-- Task goal --
From the line with "Write the D3.js code for this chart." to the line with "38, 40, 42];", both included, repeat each line exactly and leave out the pictures.

-- The input --
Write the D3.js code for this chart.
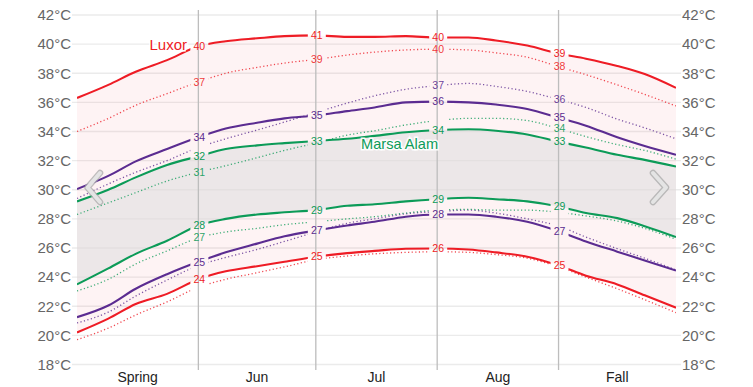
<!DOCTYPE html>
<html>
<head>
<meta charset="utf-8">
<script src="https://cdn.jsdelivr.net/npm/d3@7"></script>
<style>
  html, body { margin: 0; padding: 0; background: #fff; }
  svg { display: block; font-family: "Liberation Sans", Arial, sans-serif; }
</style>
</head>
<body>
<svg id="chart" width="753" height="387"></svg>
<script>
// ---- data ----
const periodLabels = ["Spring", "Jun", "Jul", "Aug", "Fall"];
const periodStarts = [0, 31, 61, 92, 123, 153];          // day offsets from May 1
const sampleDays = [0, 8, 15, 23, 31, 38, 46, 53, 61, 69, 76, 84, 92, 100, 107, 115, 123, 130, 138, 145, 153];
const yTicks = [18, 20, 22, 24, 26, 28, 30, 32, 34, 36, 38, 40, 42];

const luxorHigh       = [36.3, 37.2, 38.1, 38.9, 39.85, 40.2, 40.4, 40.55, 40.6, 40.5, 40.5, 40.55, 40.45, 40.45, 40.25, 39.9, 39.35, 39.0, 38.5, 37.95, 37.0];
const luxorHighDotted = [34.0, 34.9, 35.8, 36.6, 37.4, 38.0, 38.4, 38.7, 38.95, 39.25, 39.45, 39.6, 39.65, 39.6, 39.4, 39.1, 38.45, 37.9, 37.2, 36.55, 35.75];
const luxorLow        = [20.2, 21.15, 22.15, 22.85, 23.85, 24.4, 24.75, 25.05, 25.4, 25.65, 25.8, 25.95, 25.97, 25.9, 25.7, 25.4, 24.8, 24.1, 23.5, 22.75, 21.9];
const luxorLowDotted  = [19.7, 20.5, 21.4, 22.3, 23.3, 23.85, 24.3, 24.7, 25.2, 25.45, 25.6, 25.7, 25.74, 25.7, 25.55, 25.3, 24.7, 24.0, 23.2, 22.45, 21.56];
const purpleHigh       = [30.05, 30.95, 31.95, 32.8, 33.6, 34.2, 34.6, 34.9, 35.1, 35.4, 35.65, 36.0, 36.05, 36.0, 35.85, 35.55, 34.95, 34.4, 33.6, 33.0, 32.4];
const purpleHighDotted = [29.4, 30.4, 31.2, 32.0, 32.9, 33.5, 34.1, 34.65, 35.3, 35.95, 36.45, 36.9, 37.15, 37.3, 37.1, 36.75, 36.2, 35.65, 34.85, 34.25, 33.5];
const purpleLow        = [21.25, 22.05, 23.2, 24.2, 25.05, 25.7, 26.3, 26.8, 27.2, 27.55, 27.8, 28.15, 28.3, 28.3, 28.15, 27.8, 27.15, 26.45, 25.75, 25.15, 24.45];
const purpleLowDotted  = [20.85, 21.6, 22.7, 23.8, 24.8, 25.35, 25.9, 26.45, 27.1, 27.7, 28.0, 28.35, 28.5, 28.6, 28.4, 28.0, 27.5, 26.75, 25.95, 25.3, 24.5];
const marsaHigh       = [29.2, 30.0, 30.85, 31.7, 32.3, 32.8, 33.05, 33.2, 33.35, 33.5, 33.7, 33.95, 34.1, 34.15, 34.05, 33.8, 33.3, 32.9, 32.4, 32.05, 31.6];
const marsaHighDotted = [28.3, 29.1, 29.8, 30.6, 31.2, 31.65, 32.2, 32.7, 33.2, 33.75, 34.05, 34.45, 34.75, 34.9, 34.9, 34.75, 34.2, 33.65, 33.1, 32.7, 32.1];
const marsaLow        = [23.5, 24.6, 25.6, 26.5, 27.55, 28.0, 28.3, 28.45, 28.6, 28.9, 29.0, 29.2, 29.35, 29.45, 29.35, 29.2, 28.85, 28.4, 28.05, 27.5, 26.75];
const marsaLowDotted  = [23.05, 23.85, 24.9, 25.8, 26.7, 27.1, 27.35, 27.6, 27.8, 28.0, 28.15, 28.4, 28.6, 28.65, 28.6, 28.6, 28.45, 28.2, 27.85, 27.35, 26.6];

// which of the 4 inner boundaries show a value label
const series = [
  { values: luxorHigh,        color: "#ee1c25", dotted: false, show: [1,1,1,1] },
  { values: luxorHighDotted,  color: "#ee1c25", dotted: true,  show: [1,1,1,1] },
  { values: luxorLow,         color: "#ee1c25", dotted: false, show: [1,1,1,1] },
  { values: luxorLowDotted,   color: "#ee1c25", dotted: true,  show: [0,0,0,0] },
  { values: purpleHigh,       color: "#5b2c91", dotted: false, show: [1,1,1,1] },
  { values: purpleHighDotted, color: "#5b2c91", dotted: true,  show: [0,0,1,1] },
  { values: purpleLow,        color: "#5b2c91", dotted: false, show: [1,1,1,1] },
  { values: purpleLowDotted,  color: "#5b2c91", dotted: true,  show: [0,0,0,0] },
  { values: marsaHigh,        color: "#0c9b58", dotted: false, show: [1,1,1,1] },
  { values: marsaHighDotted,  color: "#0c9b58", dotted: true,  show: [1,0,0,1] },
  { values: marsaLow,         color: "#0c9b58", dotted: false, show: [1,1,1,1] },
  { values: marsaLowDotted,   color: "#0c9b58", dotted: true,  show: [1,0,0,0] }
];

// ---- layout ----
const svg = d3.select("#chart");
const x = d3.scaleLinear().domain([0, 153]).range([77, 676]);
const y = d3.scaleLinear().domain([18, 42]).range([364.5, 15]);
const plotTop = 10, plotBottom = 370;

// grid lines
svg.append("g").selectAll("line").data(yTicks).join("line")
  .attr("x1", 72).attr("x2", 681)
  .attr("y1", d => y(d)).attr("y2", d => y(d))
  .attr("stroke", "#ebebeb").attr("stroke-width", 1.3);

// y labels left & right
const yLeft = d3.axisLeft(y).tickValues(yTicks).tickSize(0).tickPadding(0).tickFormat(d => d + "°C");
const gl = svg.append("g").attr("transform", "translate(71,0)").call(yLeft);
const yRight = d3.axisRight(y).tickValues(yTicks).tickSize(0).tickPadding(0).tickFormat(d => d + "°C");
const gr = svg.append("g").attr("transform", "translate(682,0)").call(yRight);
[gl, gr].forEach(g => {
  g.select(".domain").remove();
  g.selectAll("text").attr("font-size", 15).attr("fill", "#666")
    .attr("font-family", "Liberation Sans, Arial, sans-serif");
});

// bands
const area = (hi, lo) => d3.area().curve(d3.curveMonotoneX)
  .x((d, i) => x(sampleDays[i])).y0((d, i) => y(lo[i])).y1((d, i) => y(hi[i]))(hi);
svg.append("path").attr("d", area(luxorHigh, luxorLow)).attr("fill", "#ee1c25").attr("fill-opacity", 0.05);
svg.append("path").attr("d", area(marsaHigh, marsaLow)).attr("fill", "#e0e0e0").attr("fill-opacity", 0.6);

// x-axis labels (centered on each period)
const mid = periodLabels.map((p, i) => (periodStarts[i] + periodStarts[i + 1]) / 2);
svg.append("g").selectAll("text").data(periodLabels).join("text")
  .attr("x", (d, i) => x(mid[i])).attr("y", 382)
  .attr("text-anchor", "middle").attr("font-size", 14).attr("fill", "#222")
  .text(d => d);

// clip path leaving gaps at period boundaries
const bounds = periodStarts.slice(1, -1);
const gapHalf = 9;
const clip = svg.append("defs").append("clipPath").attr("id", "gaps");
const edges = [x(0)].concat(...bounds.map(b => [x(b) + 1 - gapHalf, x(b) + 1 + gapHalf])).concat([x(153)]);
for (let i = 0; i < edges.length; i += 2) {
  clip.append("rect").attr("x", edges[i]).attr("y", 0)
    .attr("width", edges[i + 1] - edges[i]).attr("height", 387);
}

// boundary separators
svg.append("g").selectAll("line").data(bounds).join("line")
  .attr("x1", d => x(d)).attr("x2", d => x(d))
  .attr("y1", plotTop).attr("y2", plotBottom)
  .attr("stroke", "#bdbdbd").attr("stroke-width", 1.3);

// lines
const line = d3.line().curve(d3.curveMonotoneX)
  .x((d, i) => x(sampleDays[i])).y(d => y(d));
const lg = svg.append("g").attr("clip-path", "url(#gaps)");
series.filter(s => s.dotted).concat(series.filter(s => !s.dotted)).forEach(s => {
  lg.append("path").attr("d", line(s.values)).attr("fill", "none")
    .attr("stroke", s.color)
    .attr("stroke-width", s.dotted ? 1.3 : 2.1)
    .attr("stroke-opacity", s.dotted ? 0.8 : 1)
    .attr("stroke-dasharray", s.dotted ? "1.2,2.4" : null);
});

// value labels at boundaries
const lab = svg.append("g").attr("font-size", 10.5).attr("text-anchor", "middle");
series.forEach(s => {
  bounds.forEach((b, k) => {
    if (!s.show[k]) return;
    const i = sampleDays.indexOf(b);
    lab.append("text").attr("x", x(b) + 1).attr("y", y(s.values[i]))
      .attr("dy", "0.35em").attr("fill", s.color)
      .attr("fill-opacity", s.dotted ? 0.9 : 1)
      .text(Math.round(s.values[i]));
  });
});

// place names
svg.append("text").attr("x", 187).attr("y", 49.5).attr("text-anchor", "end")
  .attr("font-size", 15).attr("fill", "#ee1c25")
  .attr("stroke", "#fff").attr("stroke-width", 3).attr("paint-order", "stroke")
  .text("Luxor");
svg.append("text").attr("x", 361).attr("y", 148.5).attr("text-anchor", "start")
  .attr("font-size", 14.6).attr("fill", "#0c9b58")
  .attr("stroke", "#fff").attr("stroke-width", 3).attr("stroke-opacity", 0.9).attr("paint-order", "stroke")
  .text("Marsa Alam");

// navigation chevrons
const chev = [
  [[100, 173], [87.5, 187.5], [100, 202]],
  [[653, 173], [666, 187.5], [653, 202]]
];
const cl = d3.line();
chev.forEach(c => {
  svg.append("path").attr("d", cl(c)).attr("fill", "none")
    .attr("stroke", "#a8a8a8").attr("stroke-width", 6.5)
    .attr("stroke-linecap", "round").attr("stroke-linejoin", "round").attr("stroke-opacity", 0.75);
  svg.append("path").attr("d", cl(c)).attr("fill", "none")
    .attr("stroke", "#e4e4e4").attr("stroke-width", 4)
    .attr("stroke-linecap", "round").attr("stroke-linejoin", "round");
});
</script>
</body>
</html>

==

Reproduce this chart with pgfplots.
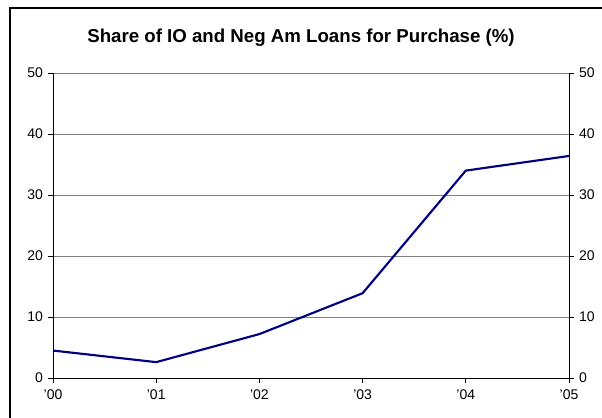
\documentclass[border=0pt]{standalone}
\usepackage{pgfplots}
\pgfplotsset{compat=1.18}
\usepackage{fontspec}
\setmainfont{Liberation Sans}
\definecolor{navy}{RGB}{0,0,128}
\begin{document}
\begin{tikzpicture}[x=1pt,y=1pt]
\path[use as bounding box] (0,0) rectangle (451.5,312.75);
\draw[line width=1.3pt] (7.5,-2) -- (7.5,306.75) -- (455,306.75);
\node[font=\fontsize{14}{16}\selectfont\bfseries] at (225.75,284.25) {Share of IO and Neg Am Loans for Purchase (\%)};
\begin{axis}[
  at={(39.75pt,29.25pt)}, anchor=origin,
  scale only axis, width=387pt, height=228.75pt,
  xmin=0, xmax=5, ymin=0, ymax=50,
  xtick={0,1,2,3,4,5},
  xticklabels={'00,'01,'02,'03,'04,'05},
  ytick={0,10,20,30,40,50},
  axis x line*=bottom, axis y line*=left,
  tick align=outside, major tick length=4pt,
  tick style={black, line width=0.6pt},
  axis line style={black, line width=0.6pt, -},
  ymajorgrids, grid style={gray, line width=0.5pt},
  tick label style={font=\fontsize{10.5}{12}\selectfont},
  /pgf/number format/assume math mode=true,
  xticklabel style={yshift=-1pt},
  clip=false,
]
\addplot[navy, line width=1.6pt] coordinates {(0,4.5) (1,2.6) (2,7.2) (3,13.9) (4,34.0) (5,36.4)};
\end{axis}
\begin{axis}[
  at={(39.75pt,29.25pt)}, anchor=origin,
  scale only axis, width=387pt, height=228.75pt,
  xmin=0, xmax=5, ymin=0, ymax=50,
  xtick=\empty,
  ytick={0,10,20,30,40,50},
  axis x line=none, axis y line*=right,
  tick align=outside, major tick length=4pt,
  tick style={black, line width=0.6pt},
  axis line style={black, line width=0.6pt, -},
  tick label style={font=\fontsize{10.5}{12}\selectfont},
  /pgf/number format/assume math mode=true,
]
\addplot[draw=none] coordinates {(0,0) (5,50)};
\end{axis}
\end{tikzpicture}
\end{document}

-- Written answer --
Write the D3.js code for this chart.
<!DOCTYPE html>
<html>
<head>
<meta charset="utf-8">
<script src="https://cdn.jsdelivr.net/npm/d3@7"></script>
<style>
  html, body { margin: 0; padding: 0; background: #fff; }
  svg { display: block; font-family: "Liberation Sans", Arial, sans-serif; }
</style>
</head>
<body>
<svg id="chart" width="753" height="387"></svg>
<script>
// ---- data ----
const periodLabels = ["Spring", "Jun", "Jul", "Aug", "Fall"];
const periodStarts = [0, 31, 61, 92, 123, 153];          // day offsets from May 1
const sampleDays = [0, 8, 15, 23, 31, 38, 46, 53, 61, 69, 76, 84, 92, 100, 107, 115, 123, 130, 138, 145, 153];
const yTicks = [18, 20, 22, 24, 26, 28, 30, 32, 34, 36, 38, 40, 42];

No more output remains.